El culto a Laiseca tiene dos avenidas que se cruzan y complementan: por una circula la desmesura de su literatura, una especie de singular alquimia entre un Roberto Arlt y Leopoldo Marechal más psicodélicos, mixturados con un Edgar Allan Poe arrebatado y un Thomas Pynchon a la rioplatense, macerados con la ironía de un Oscar Wilde. Por la otra, transitaba un narrador oral descollante en el antológico programa Cuentos de terror, transmitido en el canal de cable I-Sat desde 2002. En este ciclo memorable se lo podía ver en un cuarto oscuro fumando un cigarrillo y narrando cuentos de Poe, H.P. Lovecraft, Stephen King, John Collier, Horacio Quiroga y Manuel Mujica Láinez. Aprendió a narrar cuentos después de haber estado cerca de la muerte, cuando la idea del suicidio deglutía su horizonte existencial. “Un día estaba solo, y unos amigos me habían prestado un grabador Geloso, de esos antiguos, con cinta. Haciendo horas con el grabador se me pasaron las ganas de hacerme boleta. Era todo un ritual, con la cinta dando vueltas, de manera artesanal. Hice horas para grabador sin tener la menor idea de que eso me iba a servir después, en la vida real, para contar cuentos. Me grababa, inventaba historias, pronunciaba discursos, maldecía”, contó a este diario en la última entrevista que dio este año (ver aparte) por la publicación de La madre y la muerte (FCE), su versión del cuento de Hans Christian Andersen “Historia de una madre”.

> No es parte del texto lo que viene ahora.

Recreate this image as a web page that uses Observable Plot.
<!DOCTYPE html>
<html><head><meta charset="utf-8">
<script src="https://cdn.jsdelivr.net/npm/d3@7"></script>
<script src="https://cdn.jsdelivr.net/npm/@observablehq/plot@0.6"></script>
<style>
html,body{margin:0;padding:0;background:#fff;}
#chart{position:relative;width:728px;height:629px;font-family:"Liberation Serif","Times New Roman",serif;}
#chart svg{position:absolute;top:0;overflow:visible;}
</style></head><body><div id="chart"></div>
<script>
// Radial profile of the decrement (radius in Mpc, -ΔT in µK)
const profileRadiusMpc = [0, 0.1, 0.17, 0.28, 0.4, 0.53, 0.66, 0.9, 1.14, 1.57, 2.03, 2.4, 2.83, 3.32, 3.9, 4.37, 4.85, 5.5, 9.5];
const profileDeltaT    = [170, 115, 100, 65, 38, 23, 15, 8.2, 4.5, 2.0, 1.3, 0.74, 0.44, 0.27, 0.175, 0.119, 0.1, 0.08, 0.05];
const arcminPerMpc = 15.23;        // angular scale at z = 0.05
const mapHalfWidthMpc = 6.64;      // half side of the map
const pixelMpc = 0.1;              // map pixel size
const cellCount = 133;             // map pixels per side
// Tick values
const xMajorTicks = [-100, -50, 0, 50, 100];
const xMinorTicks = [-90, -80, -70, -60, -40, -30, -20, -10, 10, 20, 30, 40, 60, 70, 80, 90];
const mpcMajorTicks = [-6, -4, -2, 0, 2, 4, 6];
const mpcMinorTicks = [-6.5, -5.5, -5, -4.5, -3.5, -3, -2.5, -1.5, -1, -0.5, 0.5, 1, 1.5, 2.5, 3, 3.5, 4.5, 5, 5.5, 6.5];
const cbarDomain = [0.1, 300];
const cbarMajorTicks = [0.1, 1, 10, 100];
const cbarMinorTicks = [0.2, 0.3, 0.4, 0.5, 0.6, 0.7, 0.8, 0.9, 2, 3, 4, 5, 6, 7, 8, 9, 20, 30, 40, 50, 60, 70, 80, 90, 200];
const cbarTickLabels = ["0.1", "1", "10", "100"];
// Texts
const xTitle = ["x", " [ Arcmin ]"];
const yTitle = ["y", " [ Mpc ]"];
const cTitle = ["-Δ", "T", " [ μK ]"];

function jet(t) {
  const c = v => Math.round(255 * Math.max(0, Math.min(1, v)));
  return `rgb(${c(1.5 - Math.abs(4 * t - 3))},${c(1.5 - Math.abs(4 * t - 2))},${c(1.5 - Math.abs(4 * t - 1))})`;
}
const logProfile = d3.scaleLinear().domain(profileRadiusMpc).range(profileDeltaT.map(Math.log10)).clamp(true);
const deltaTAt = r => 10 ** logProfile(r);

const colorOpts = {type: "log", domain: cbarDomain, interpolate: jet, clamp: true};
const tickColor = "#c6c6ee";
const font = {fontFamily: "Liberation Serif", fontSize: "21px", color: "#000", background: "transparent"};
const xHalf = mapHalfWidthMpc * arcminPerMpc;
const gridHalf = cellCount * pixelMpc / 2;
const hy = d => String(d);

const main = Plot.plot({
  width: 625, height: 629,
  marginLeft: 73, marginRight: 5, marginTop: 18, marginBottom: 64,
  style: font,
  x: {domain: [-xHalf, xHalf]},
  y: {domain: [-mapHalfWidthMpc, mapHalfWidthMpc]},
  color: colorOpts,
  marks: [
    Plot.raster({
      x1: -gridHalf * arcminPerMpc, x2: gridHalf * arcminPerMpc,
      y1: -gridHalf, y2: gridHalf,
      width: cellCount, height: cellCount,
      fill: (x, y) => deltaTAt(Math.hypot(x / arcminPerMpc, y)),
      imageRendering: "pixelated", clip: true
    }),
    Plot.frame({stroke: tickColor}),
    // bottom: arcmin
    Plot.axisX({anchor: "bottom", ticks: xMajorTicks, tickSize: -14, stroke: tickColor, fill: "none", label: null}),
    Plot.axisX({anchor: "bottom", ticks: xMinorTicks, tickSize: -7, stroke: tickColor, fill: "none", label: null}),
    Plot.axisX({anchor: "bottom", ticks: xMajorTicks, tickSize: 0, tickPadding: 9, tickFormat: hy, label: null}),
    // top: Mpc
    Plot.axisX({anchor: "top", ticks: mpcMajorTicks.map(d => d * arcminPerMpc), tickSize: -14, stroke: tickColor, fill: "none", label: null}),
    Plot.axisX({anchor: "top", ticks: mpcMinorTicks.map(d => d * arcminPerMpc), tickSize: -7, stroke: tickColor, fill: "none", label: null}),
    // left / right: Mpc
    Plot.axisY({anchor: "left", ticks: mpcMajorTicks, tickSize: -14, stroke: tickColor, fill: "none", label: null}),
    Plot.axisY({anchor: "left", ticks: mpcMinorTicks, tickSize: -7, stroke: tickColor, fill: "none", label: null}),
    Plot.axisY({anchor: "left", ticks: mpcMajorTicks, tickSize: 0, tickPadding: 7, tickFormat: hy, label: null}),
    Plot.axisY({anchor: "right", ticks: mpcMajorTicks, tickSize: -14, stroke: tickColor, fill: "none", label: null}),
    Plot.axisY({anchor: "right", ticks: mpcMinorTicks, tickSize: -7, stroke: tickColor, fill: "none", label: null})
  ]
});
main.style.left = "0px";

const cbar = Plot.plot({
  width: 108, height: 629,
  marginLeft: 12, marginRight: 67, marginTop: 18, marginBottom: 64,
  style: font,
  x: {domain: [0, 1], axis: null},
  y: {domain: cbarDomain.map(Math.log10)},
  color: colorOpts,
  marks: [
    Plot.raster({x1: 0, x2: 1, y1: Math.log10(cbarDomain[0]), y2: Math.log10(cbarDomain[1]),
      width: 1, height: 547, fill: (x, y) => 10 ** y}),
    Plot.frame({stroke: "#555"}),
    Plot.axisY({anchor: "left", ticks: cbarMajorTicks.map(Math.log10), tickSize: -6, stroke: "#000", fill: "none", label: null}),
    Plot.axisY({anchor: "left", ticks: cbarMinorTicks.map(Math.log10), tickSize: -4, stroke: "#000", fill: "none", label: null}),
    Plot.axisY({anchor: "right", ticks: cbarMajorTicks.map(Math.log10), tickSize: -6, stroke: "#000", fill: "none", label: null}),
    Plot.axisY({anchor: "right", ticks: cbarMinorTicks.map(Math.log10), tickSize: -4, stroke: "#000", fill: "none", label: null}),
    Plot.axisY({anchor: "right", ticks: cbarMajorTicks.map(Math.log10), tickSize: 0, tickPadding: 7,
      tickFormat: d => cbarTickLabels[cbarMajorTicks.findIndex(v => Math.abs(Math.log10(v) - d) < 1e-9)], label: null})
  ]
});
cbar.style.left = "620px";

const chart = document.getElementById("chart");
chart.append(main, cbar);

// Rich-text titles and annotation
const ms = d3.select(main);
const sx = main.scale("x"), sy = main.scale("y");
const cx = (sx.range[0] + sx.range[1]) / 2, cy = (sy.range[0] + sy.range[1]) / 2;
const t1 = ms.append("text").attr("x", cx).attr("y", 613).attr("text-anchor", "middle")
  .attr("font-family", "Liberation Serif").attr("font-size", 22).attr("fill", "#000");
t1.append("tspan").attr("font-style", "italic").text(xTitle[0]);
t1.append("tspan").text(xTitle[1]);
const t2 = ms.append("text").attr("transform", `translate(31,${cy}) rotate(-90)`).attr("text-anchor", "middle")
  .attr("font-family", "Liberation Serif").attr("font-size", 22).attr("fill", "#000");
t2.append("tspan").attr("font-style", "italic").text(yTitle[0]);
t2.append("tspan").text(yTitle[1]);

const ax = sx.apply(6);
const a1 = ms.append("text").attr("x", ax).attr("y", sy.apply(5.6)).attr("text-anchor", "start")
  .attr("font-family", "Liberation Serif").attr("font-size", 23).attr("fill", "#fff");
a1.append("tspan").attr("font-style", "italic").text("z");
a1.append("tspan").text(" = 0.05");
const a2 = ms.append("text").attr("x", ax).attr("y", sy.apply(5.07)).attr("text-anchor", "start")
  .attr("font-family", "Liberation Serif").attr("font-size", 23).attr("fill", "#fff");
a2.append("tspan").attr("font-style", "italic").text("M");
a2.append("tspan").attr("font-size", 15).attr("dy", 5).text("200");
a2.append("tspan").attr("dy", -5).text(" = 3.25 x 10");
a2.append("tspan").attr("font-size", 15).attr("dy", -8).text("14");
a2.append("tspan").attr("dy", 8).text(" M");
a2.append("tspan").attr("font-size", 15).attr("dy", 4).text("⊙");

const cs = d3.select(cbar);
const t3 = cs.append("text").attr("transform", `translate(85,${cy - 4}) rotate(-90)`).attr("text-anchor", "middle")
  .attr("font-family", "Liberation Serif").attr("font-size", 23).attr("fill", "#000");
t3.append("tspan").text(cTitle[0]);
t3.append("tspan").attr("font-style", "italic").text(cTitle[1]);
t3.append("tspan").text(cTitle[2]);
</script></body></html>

A la visibilidad que le dio Cuentos de terror se sumó la presentación de películas en el ciclo Cine de Terror en Retro. La popularidad que fue conquistando a través de su histrionismo tuvo además su faceta cinematográfica con la participación como actor en la película El artista (2009) de Gastón Duprat y Mariano Cohn. Dos años después, los mismos directores estrenaron Querida, voy a comprar cigarrillos y vuelvo, basada en un cuento inédito de Laiseca. Durante años dio talleres de narrativa en el Centro Cultural Rojas y en su casa y logró congregar un puñado de fieles narradores –como Almada, Oyola y Pandolfelli– que lo acompañaron siempre, incluso cuando su salud comenzó a declinar, cuando tuvo que aceptar a regañadientes que no le quedaba más remedio que andar en una silla de ruedas, y lo visitaban en el geriátrico donde vivía. “Nunca jamás tuve un alumno o alumna que escribiera tan mal como cuando yo empecé. Y si hubo solución para mí, hay esperanzas para todos. Hay que jugarse y trabajar mucho”, recomendaba “Lai”.

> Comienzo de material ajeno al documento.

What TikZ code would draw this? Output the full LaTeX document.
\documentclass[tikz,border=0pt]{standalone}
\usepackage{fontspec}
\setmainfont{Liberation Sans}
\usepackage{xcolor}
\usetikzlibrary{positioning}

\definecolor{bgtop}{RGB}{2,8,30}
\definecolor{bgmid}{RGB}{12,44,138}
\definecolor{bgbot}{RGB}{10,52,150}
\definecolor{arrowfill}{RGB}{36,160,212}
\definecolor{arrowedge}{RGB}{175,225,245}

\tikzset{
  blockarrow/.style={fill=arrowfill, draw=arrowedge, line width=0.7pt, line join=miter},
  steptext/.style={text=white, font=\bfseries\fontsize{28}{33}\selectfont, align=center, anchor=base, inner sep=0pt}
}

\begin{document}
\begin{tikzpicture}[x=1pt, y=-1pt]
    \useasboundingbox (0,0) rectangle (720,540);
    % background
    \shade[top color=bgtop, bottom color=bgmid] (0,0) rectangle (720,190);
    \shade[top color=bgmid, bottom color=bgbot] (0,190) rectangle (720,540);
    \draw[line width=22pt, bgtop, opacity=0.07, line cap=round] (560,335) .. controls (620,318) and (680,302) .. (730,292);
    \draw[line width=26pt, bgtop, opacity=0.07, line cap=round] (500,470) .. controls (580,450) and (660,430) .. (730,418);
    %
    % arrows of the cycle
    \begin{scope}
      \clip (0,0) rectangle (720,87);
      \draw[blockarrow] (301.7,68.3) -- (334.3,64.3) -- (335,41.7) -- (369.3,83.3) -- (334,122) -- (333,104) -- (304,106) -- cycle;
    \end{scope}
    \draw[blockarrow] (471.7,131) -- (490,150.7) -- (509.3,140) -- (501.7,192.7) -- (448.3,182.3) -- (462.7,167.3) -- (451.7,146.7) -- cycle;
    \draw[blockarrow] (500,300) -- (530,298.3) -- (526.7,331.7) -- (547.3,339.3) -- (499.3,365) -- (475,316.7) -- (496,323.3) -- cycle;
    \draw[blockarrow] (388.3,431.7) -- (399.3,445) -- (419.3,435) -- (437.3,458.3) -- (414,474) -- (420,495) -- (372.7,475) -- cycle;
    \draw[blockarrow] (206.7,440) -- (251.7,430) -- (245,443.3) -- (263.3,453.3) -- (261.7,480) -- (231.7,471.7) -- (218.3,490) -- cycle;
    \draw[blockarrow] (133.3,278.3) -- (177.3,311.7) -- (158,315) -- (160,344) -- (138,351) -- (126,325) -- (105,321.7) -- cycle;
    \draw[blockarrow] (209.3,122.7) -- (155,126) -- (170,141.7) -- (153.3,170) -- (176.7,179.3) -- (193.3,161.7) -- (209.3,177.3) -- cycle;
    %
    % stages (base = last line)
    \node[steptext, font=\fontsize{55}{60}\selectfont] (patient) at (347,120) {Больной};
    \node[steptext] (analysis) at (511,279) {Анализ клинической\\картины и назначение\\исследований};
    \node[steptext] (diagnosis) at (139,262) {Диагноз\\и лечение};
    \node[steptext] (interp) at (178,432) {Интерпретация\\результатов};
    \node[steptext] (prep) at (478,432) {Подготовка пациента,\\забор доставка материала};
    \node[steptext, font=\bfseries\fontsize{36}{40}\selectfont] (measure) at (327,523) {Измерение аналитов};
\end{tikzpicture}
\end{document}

“Los delirios del realismo sirven, y mucho, para ampliar desmesuradamente ciertas partes, y esto hace que se destaque más que nunca la parte realista. El delirio sirve para reafirmar, para ver mejor la realidad. Impresiones de Africa, de Raymond Russell, no sucede en África, es todo delirio, no hay nada de realidad. La realidad no me interesa, lo mío es realismo delirante, ni delirio, ni realidad. Son las dos cosas juntas, porque el delirio potencia la realidad y la realidad potencia el delirio”, explicaba el escritor su “realismo delirante”, una nomenclatura en la que se reconocía, pero que no daba cuenta cabalmente de la complejidad de su universo narrativo. “Laiseca es un macroscopista: ve las cosas grandes, y las ve muy de cerca. Por ejemplo la Historia, que es inmensa y está llena de pirámides, murallas chinas, torres de Babel, campañas a Rusia y otras desmesuras por el estilo. Cuanto más grande es la cosa, mayor el enigma,” escribió Aira en la revista Babel, anticipando en los años 80 una certera definición del efecto literario que produciría el autor de Los Sorias.
No había diferencias para él entre la teología y la ontología, objetaba esa escisión porque le parecía artificial. “Si hablamos en términos estrictamente metafísicos, los filósofos discuten hasta el día de hoy los problemas del ser y la nada, pero además habría que agregarle el problema del anti-ser, que no tocó ningún metafísico. El anti-ser existe, desea la destrucción del universo que no fue capaz de crear. Desgraciadamente, nosotros, los humanos, le estamos haciendo el juego al anti-ser porque estamos muy corrompidos a nivel ontológico o teológico, que para mí es lo mismo. Doblamos las rodillas frente al Dios del Mal y así nos va: aumenta la intolerancia y la deshumanización”. Cómo se lo va a extrañar al maestro zen de toda una generación de escritores a los que animó a escribir en una militancia que intentó preservar hasta el final. “Si fuese un escritor británico, diría que de ninguna manera soy maldito, pero sí soy excéntrico. En el siglo XIX, en Inglaterra, los ingleses eran los reyes de los clubes exclusivos –decía Laiseca a PáginaI12–. Había un tipo riquísimo que iba todos los días a un club y los camareros ya sabían lo que le tenían que traer, sin necesidad de que él lo pidiera. Durante 28 años, hasta su muerte, el camarero le traía medio kilo de su helado favorito, el tipo se sacaba los zapatos y se metía un cuarto kilo en cada zapato, se calzaba y se iba caminando. Ese hombre no era loco, era un excéntrico, como yo”.
* El velatorio se realizará de 9 a 12 en la sala Augusto Cortázar de la Biblioteca Nacional (Agüero 2502). Sus restos serán cremados en el cementerio de la Chacarita.